It is only slightly arguable, but many believe that the ability to manage risk is the crucible of a leader’s effectiveness. Failure to manage risk and to develop a risk-focused culture will sink the company and the CEO. Citing two recent, highly visible cases, these Ivey professors describe how the leaders of TD Bank Group and Maple Leaf Foods designed and implemented a strong risk management ethos and strategy in their companies.
In an increasingly volatile world there is arguably no more important role for senior leaders than to prepare their organizations for risk – taking it, avoiding it and managing it. This was apparent before, during and after the 2008 financial crisis. Some organizations were ill prepared to manage the risks they had built up over the previous decade of dramatically expanded leverage. They either failed or were badly damaged by the financial markets meltdown and subsequent recession. Others had recognized the risks and had either avoided them or developed robust coping structures, systems, processes and cultures that allowed them to survive or even prosper when the immediate crisis was over.
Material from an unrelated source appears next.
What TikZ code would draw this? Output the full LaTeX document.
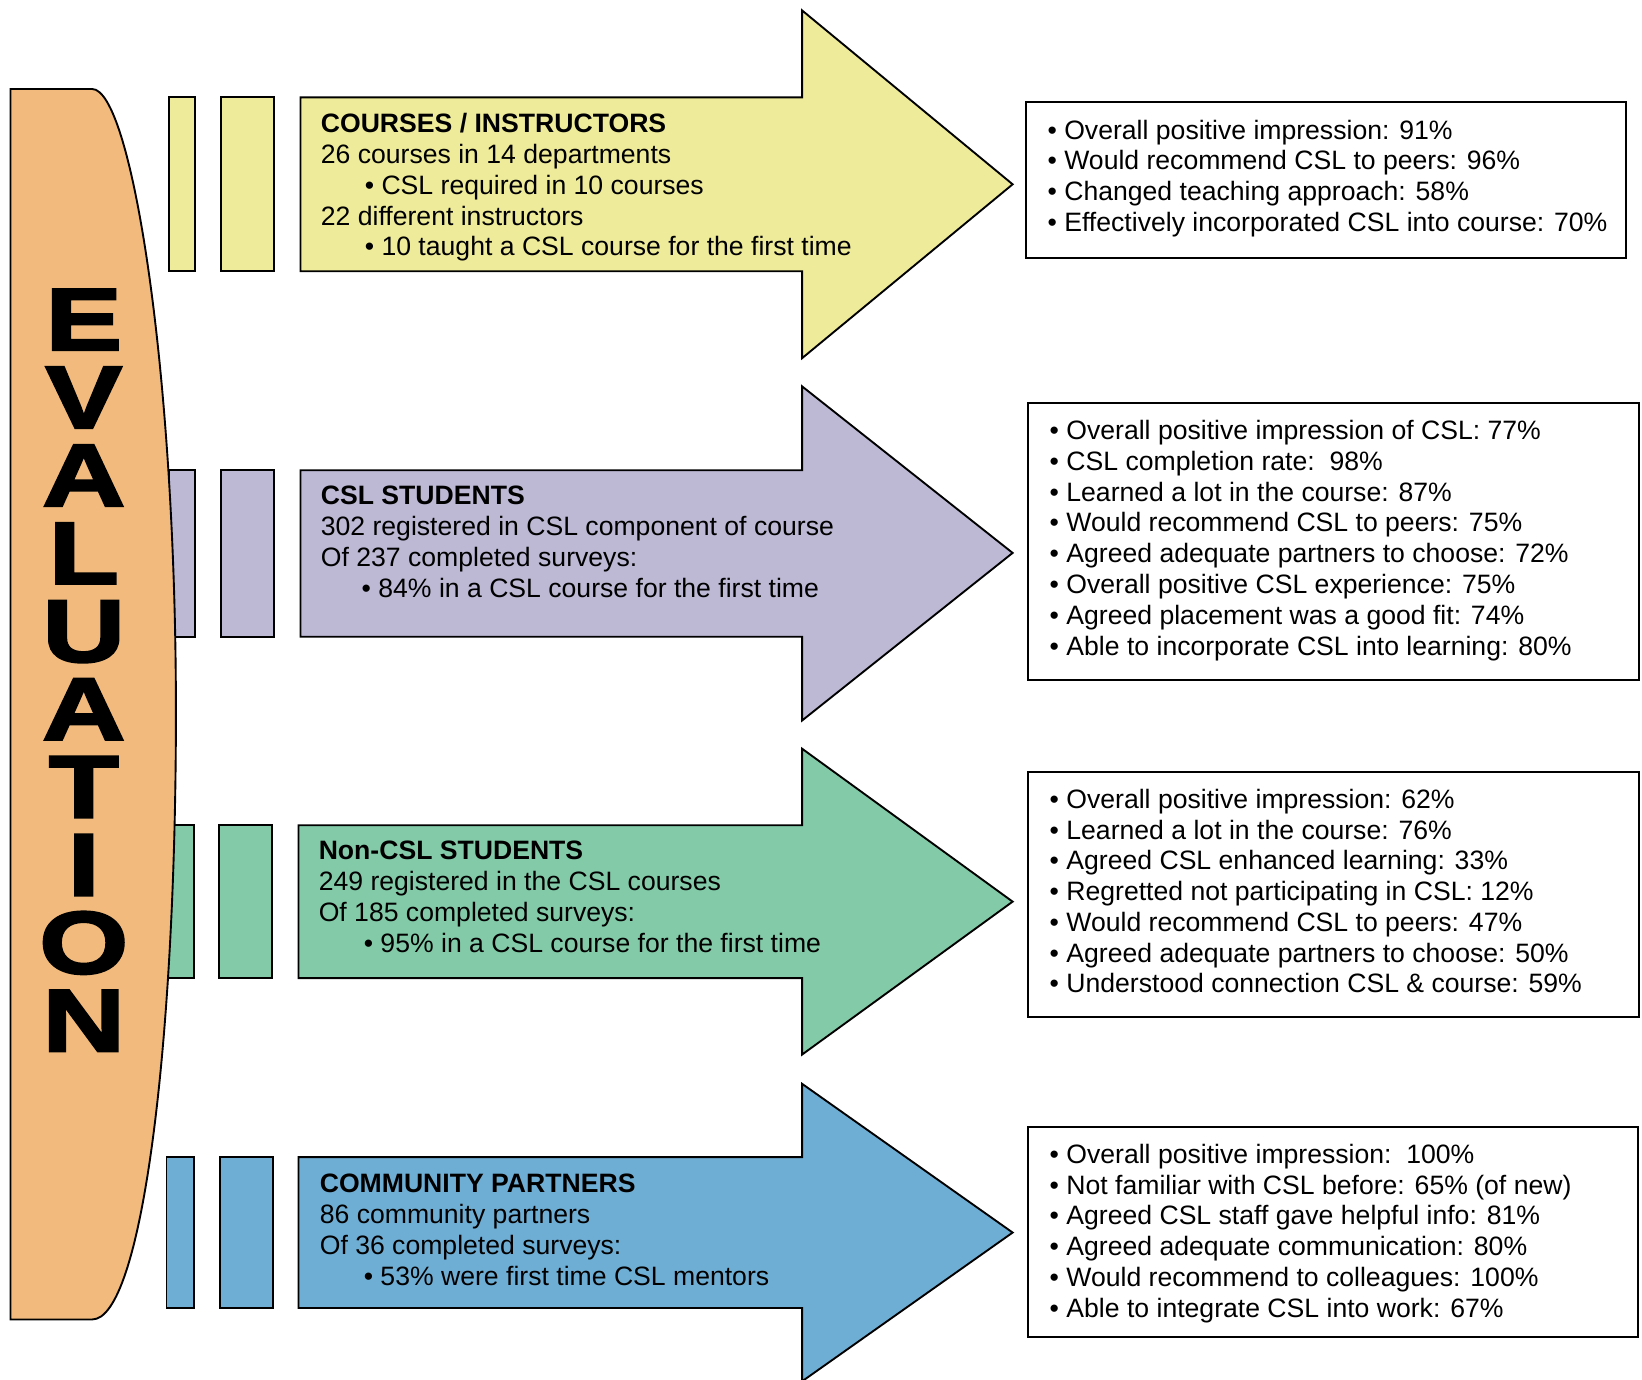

There were many differences between those organizations that collapsed or were badly hurt – the “failures” – and those that survived and prospered – the “successes.” We conducted an exploratory study of leadership during this time and concluded that the differentiating factors could be found in those organizations’ risk prediction and management competencies; character of their leaders; commitment to hands-on leadership, especially with respect to the risk management function; their management cultures, and other factors.